What lines of the data hold the string "script"? Pull each one out.

> Working data
------------------------------------

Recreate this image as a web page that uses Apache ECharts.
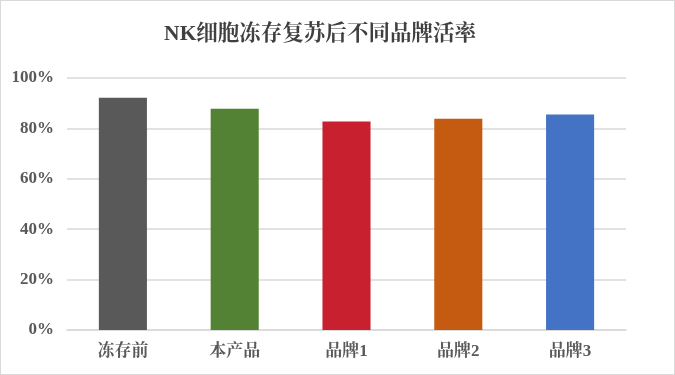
<!DOCTYPE html>
<html><head><meta charset="utf-8">
<script src="https://cdn.jsdelivr.net/npm/echarts@6/dist/echarts.min.js"></script>
<style>html,body{margin:0;padding:0;background:#fff}#c{width:675px;height:375px;box-sizing:border-box;border:1px solid #d9d9d9}</style>
</head><body><div id="c"></div>
<script>
var categories = ['冻存前','本产品','品牌1','品牌2','品牌3'];
var values = [92.2, 87.8, 82.7, 83.8, 85.5];
var colors = ['#595959','#548235','#C8202F','#C55A11','#4472C4'];
var yTicks = [0,20,40,60,80,100];
var chart = echarts.init(document.getElementById('c'));
var font = '"Liberation Serif","Noto Serif CJK SC","Noto Sans CJK SC",serif';
chart.setOption({
  animation:false,
  title:{text:'NK细胞冻存复苏后不同品牌活率',left:314,textAlign:'center',top:18,
    textStyle:{fontFamily:font,fontSize:21.5,fontWeight:'bold',color:'#404040'}},
  grid:{left:66,right:48,top:77,bottom:44},
  xAxis:{type:'category',data:categories,
    axisLine:{lineStyle:{color:'#d9d9d9',width:1.5}},axisTick:{show:false},
    axisLabel:{fontFamily:font,fontSize:17,fontWeight:'bold',color:'#595959',margin:13}},
  yAxis:{type:'value',min:0,max:100,interval:20,
    axisLine:{show:false},axisTick:{show:false},
    splitLine:{lineStyle:{color:'#d9d9d9',width:1.5}},
    axisLabel:{fontFamily:font,fontSize:17,fontWeight:'bold',color:'#595959',margin:13,
      formatter:function(v){return yTicks.indexOf(v)>=0? v+'%':'';}}},
  series:[{type:'bar',barWidth:'43%',
    data:values.map(function(v,i){return {value:v,itemStyle:{color:colors[i]}};})}]
});
</script></body></html>
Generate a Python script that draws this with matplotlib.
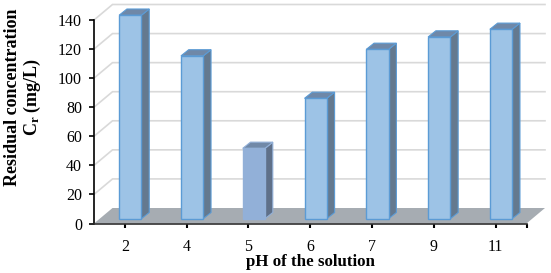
import matplotlib
matplotlib.use("Agg")
import matplotlib.pyplot as plt
from matplotlib.patches import Polygon

plt.rcParams['font.family'] = ['Liberation Serif', 'DejaVu Serif']
plt.rcParams['mathtext.fontset'] = 'custom'
plt.rcParams['mathtext.bf'] = 'Liberation Serif:bold'
plt.rcParams['mathtext.rm'] = 'Liberation Serif:bold'
plt.rcParams['mathtext.it'] = 'Liberation Serif:bold'

ph_labels = ["2", "4", "5", "6", "7", "9", "11"]
residual = [140, 112, 48.4, 82.8, 116.5, 125, 130.3]
y_ticks = [0, 20, 40, 60, 80, 100, 120, 140]

W, H = 551, 273
fig = plt.figure(figsize=(W / 100, H / 100), dpi=100)
# axes = front plane of the fake 3d box, in pixels
left, right, bottom, top = 94, 526.5, 223.5, 20
ax = fig.add_axes([left / W, 1 - bottom / H, (right - left) / W, (bottom - top) / H])
ax.set_xlim(-0.5, 6.5)
ax.set_ylim(0, 140)
ax.patch.set_alpha(0)

xpx = (right - left) / 7
ypx = (bottom - top) / 140
# depth of the box, depth of a bar, shift of bars into the floor
box_dx, box_dy = 18.5 / xpx, 15.5 / ypx
bar_dx, bar_dy = 7.8 / xpx, 6.2 / ypx
off_x, off_y = 5.4 / xpx, 4.8 / ypx
bar_w = 22.3 / xpx

# floor
ax.add_patch(Polygon([(-0.5, 0), (6.5, 0), (6.5 + box_dx, box_dy), (-0.5 + box_dx, box_dy)],
                     closed=True, fc="#a6acb2", ec="none", clip_on=False, zorder=1))
# walls gridlines
for v in y_ticks[1:]:
    ax.plot([-0.5, -0.5 + box_dx, 6.5 + box_dx], [v, v + box_dy, v + box_dy],
            color="#d9d9d9", lw=1.2, clip_on=False, zorder=1, solid_joinstyle="miter")

for i, v in enumerate(residual):
    if i == 2:
        face, edge, topc, side = "#92b0d8", "#92b0d8", "#7189a8", "#5f7089"
    else:
        face, edge, topc, side = "#9dc3e6", "#5b9bd5", "#6f88a8", "#64798f"
    x0 = i + off_x - bar_w / 2
    x1 = i + off_x + bar_w / 2
    y0 = off_y
    y1 = off_y + v
    ax.add_patch(Polygon([(x1, y0), (x1 + bar_dx, y0 + bar_dy), (x1 + bar_dx, y1 + bar_dy), (x1, y1)],
                         closed=True, fc=side, ec=edge, lw=0.8, clip_on=False, zorder=3))
    ax.add_patch(Polygon([(x0, y1), (x1, y1), (x1 + bar_dx, y1 + bar_dy), (x0 + bar_dx, y1 + bar_dy)],
                         closed=True, fc=topc, ec=edge, lw=0.8, clip_on=False, zorder=3))
    ax.bar(i + off_x, v, bar_w, bottom=off_y, color=face, edgecolor=edge, linewidth=1.0,
           clip_on=False, zorder=4)

for s in ["top", "right"]:
    ax.spines[s].set_visible(False)
ax.spines["left"].set_linewidth(1.2)
ax.spines["bottom"].set_linewidth(1.2)
ax.spines["bottom"].set_color("#303030")
ax.spines["left"].set_zorder(5)
ax.spines["bottom"].set_zorder(5)

ax.set_yticks(y_ticks)
ax.set_xticks(range(7), ph_labels)
ax.set_xticks([6.5], minor=True)
ax.tick_params(axis="y", length=3.6, width=1.2, labelsize=11.5, pad=5)
ax.tick_params(axis="x", length=3, width=1.5, labelsize=11.5, pad=8.5)
ax.tick_params(axis="x", which="minor", length=3, width=1.5)

fig.text(310 / W, 1 - 262 / H, "pH of the solution", fontsize=12.2, fontweight="bold",
         ha="center", va="center")
fig.text(12.5 / W, 1 - 97.5 / H, "Residual concentration", fontsize=13, fontweight="bold",
         rotation=90, ha="center", va="center")
fig.text(32 / W, 1 - 97 / H, r"$\mathbf{C}_{\mathbf{r}}$ (mg/L)", fontsize=13, fontweight="bold",
         rotation=90, ha="center", va="center")

fig.savefig("out.png", dpi=100)
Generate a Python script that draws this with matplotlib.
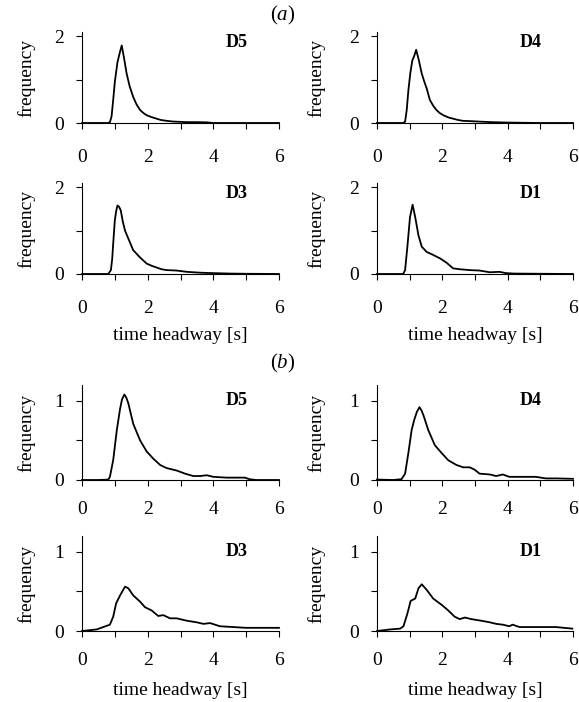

------------------------------------

> Finished answer
<script src="https://cdn.jsdelivr.net/npm/echarts@6/dist/echarts.min.js"></script>
<script>
</script></body></html>
Generate a Python script that draws this with matplotlib.
Generate a Python script that draws this with matplotlib.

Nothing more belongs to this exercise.